The findings don't prove a cause-and-effect relationship, study author Bright Nwaru of the University of Gothenburg in Sweden, said. Rather, the study may confirm what some women with asthma have suspected: that their symptoms flare at certain points during their menstrual cycle, perhaps because of fluctuating hormone levels. "Anecdotal evidence suggests that some women with menstrual-related asthma appear to get relief by taking hormonal contraceptives," Nwaru said.

Estrogen levels can affect asthma

Just to be clear: No one is suggesting that women take birth control pills specifically to manage asthma. "This is just a link — so it's not enough [evidence] to use the pill as a treatment," Dr. Purvi Parikh, a clinical assistant professor at NYU Grossman School of Medicine in New York City and national spokeswoman for the Allergy and Asthma Network, told WebMD.

However, other evidence shows that estrogen levels can affect asthma. For instance, boys are more likely to develop asthma before puberty than girls are, but after puberty, the reverse is true, Parikh said. In addition, about one-third of pregnant women with asthma notice that their symptoms improve, while about just as many see them worsen, said Parikh.

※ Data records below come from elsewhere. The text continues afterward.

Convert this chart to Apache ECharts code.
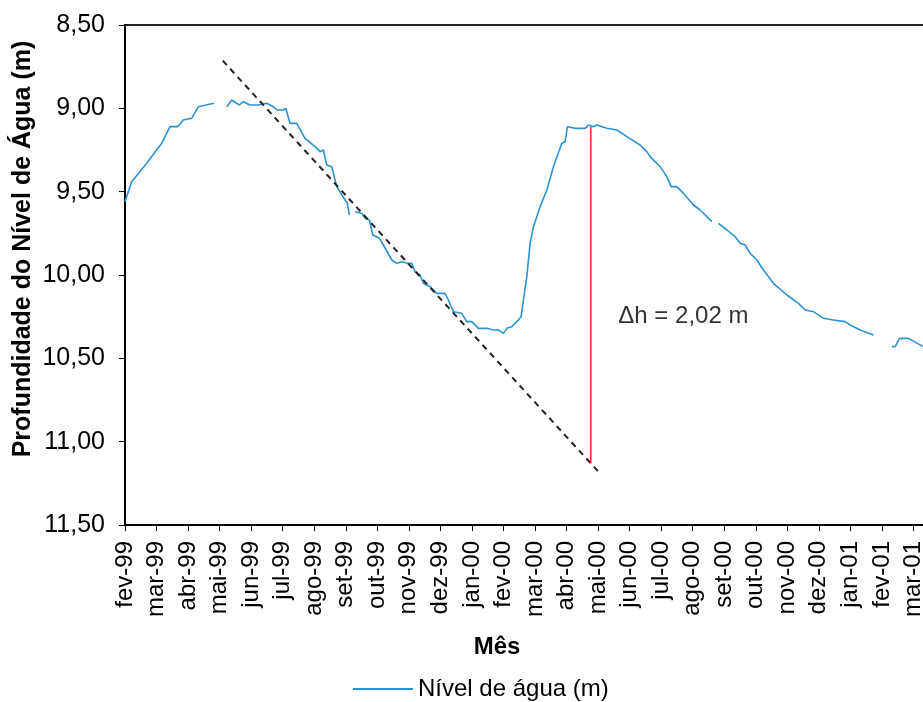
<!DOCTYPE html>
<html>
<head>
<meta charset="utf-8">
<script src="https://cdn.jsdelivr.net/npm/echarts@6/dist/echarts.min.js"></script>
<style>
html,body{margin:0;padding:0;background:#fff;overflow:hidden;width:923px;height:702px;}
#c{width:960px;height:702px;}
</style>
</head>
<body>
<div id="c"></div>
<script>
// Month tick labels (position 0 = fev-99)
var monthLabels = ['fev-99','mar-99','abr-99','mai-99','jun-99','jul-99','ago-99','set-99','out-99','nov-99','dez-99','jan-00','fev-00','mar-00','abr-00','mai-00','jun-00','jul-00','ago-00','set-00','out-00','nov-00','dez-00','jan-01','fev-01','mar-01','abr-01'];

// Time of each reading, in months since 1 Feb 1999 (null = gap in record)
var monthPos = [
  0.000,0.212,0.688,1.164,1.427,1.671,1.849,2.115,2.325,2.823,null,
  3.226,3.384,3.625,3.752,3.964,4.228,4.494,4.703,4.811,5.021,5.097,5.233,5.446,5.709,6.026,6.185,6.289,6.397,6.556,6.714,6.977,7.050,7.114,null,
  7.295,7.507,7.612,7.748,7.856,8.065,8.192,8.459,8.617,8.776,8.953,9.093,9.198,9.356,9.461,9.673,9.886,10.149,10.254,10.412,10.679,10.837,10.996,11.205,11.472,11.681,11.840,11.998,12.106,12.265,12.423,12.560,12.633,12.740,12.845,12.950,13.162,13.375,13.584,13.850,13.955,14.028,14.272,14.589,14.694,14.853,14.960,15.277,15.594,15.911,16.333,16.546,16.650,16.968,17.180,17.317,17.497,17.707,18.024,18.236,18.608,null,
  18.817,19.084,19.347,19.505,19.664,19.822,20.035,20.244,20.561,20.986,21.354,21.567,21.830,22.147,22.464,22.835,22.994,23.311,23.733,null,
  24.317,24.421,24.558,24.843,25.309
];
// Water level depth (m)
var depth = [
  9.56,9.44,9.33,9.21,9.11,9.11,9.07,9.06,8.99,8.97,null,
  8.99,8.95,8.98,8.96,8.98,8.98,8.97,8.99,9.01,9.01,9.00,9.09,9.09,9.18,9.23,9.26,9.25,9.34,9.35,9.47,9.55,9.57,9.64,null,
  9.62,9.63,9.66,9.67,9.76,9.78,9.82,9.91,9.93,9.92,9.93,9.93,9.98,10.00,10.05,10.07,10.11,10.11,10.15,10.22,10.23,10.28,10.28,10.32,10.32,10.33,10.33,10.35,10.32,10.31,10.28,10.25,10.15,10.01,9.81,9.71,9.59,9.49,9.35,9.21,9.20,9.11,9.12,9.12,9.10,9.11,9.10,9.12,9.13,9.17,9.22,9.26,9.29,9.35,9.41,9.47,9.47,9.51,9.58,9.61,9.68,null,
  9.69,9.73,9.77,9.81,9.82,9.87,9.91,9.97,10.05,10.12,10.17,10.21,10.22,10.26,10.27,10.28,10.30,10.33,10.36,null,
  10.43,10.43,10.38,10.38,10.43
];

// Recession trend line (dashed)
var trendPos = [3.10, 15.01];
var trendDepth = [8.714, 11.18];

// Delta h marker (red)
var deltaPos = [14.77, 14.77];
var deltaDepth = [9.11, 11.13];
var deltaLabelPos = 15.64, deltaLabelDepth = 10.25;
var deltaText = '\u0394h = 2,02 m';

var yTicks = {min: 8.5, max: 11.5, step: 0.5};

function pairs(xs, ys){
  var out = [];
  for (var i = 0; i < xs.length; i++) {
    out.push(xs[i] === null ? '-' : [xs[i], ys[i]]);
  }
  return out;
}
var levelData = pairs(monthPos, depth);

var FONT = 'Liberation Sans, Arial, sans-serif';
var chart = echarts.init(document.getElementById('c'), null, {renderer: 'canvas'});
chart.setOption({
  animation: false,
  backgroundColor: '#fff',
  grid: {left: 125, top: 25, right: 15, bottom: 177, show: true, borderColor: '#222', borderWidth: 2, backgroundColor: 'transparent'},
  xAxis: {
    type: 'value', min: 0, max: 26, interval: 1,
    axisLine: {show: true, onZero: false, lineStyle: {color: '#000', width: 2}},
    axisTick: {show: true, length: 6, lineStyle: {color: '#000', width: 1}},
    splitLine: {show: false},
    axisLabel: {
      rotate: 90, margin: 16, fontSize: 24, fontFamily: FONT, color: '#000',
      formatter: function (v) { return monthLabels[Math.round(v)] || ''; }
    }
  },
  yAxis: {
    type: 'value', inverse: true, min: yTicks.min, max: yTicks.max, interval: yTicks.step,
    axisLine: {show: true, onZero: false, lineStyle: {color: '#000', width: 2}},
    axisTick: {show: true, length: 6, lineStyle: {color: '#000', width: 1}},
    splitLine: {show: false},
    axisLabel: {
      margin: 20, fontSize: 25, fontFamily: FONT, color: '#000',
      formatter: function (v) { return v.toFixed(2).replace('.', ','); }
    }
  },
  legend: {
    data: ['N\u00edvel de \u00e1gua (m)'],
    left: 353, top: 677, padding: 0,
    icon: 'rect', itemWidth: 60, itemHeight: 2,
    textStyle: {fontSize: 24, fontFamily: FONT, color: '#000'}
  },
  graphic: [
    {type: 'text', x: 497, y: 647, style: {text: 'M\u00eas', font: 'bold 24px ' + FONT, fill: '#000', textAlign: 'center', textVerticalAlign: 'middle'}},
    {type: 'text', x: 23, y: 249, rotation: Math.PI / 2, style: {text: 'Profundidade do N\u00edvel de \u00c1gua (m)', font: 'bold 25px ' + FONT, fill: '#000', textAlign: 'center', textVerticalAlign: 'middle'}}
  ],
  series: [
    {
      name: 'N\u00edvel de \u00e1gua (m)', type: 'line', data: levelData,
      showSymbol: false, symbol: 'none', connectNulls: false,
      lineStyle: {color: '#2a94d6', width: 1.6}, itemStyle: {color: '#2a94d6'}
    },
    {
      name: 'trend', type: 'line', data: pairs(trendPos, trendDepth), showSymbol: false, symbol: 'none',
      lineStyle: {color: '#222', width: 2, type: [6, 5]}, silent: true
    },
    {
      name: 'delta', type: 'line', data: pairs(deltaPos, deltaDepth), showSymbol: false, symbol: 'none',
      lineStyle: {color: '#ff2020', width: 1.5}, silent: true
    },
    {
      name: 'deltaLabel', type: 'scatter', data: [[deltaLabelPos, deltaLabelDepth]], symbolSize: 0.1,
      label: {show: true, position: 'right', distance: 0, formatter: deltaText, fontSize: 24, fontFamily: FONT, color: '#000'},
      silent: true
    }
  ]
});
</script>
</body>
</html>
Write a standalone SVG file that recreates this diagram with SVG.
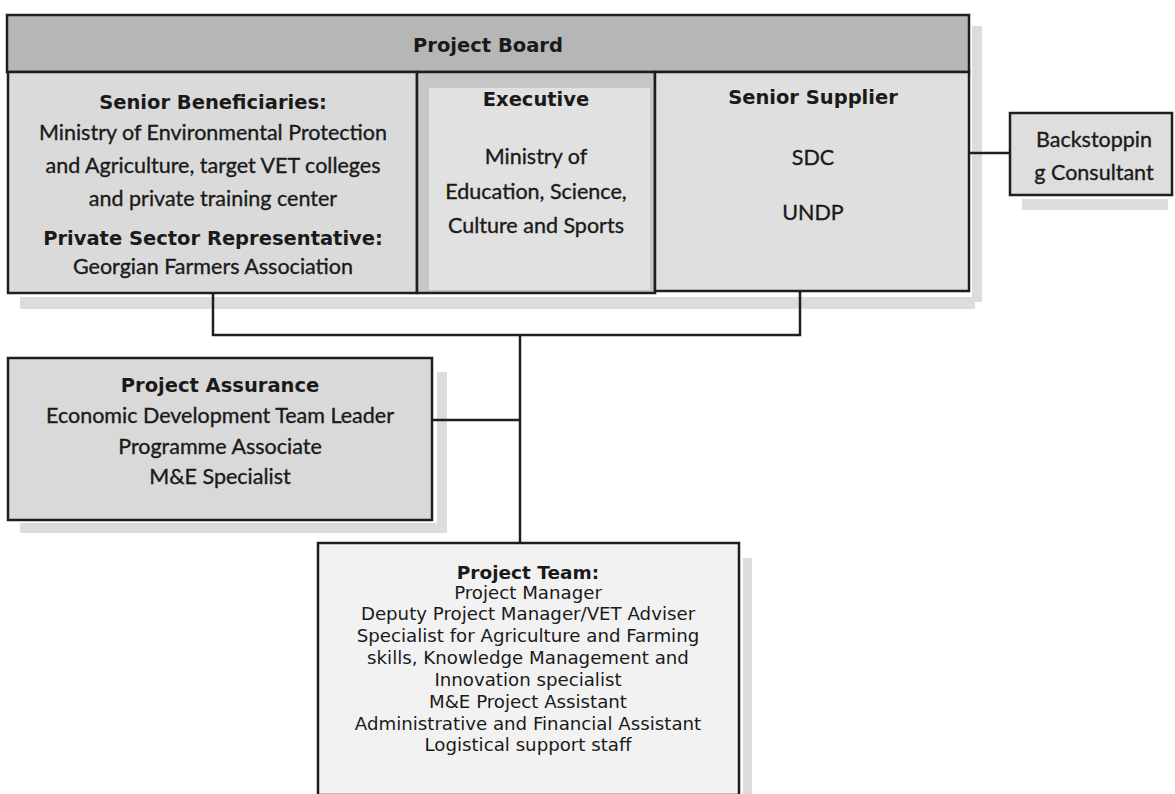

The women who took combined birth control pills (those containing estrogen/progestin) were slightly less likely to have severe asthma attacks, meaning those that required treatment with oral corticosteroids, an ER visit, or a hospital admission. The researchers stressed that the protective effect was small — about 6 percent to 9 percent for women who used birth control for at least three years. But because of the large number of participants, Nwaru called the study "robust."